The Marchmont Observatory conducts academic research in support of local government policy formation concerning skills, employment and education for adults through networking, the development of learning programmes and research.

== Organizational history ==
Established by the University of Exeter in 1998, following a £3m bid to the ADAPT Programme of the European Union, the Observatory was established initially as a partnership between the University of Exeter, the Open University, the BBC, TUC, IBM, NETg and FT Management. The early focus of the Observatory centered around the field of ICT and a collaboration with the University.

== Programmes ==
As part of its commitment to develop regional expertise, the Observatory has established the Skills and Learning Intelligence Module of the Regional Observatory, on behalf of partners in the region. Through this, intelligence and statistics on the labour and skills markets are provided to stakeholders in the South West.

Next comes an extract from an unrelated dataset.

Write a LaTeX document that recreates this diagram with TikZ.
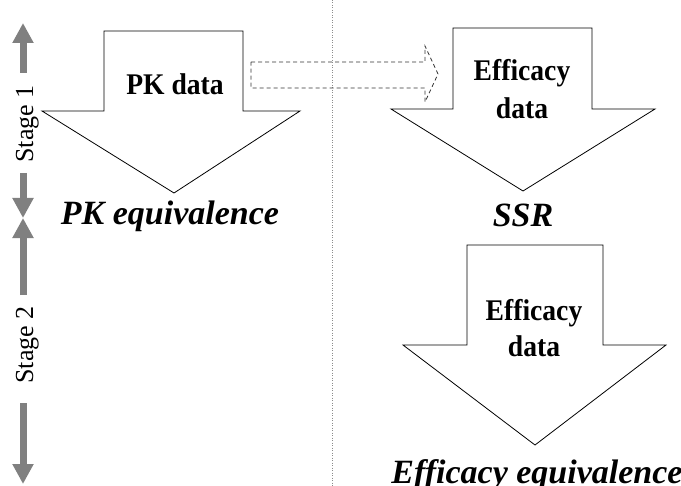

Because of its presence within the University the Observatory staff are able to work with other parts of the University and work closely with the similar Research Centres often developing joint projects.

== Core activities ==
The aim of the Marchmont Observatory is to improve evidence-based practice in the field of lifelong learning. This occurs through:
- Supporting communication of ideas and practice between practitioners, policy makers and researchers, through networking arrangements;
- Providing online knowledge management systems;
- Stimulating action-based research into key themes emerging from user networks, including production of toolkits and learning programmes;
- Collecting information on existing practice and research, analysing and processing it for users;
- Disseminating research and practice to practitioners and policy makers through media; and
- Educating practitioners about the benefits of new technologies for knowledge creation and management.

== Skills and Learning Intelligence Module ==
The Skills and Learning Intelligence Module (SLIM) provides information on the skills and learning needs of individuals and businesses in the South West for policy decisions, funding programmes, organisational and partnership strategies and individual projects.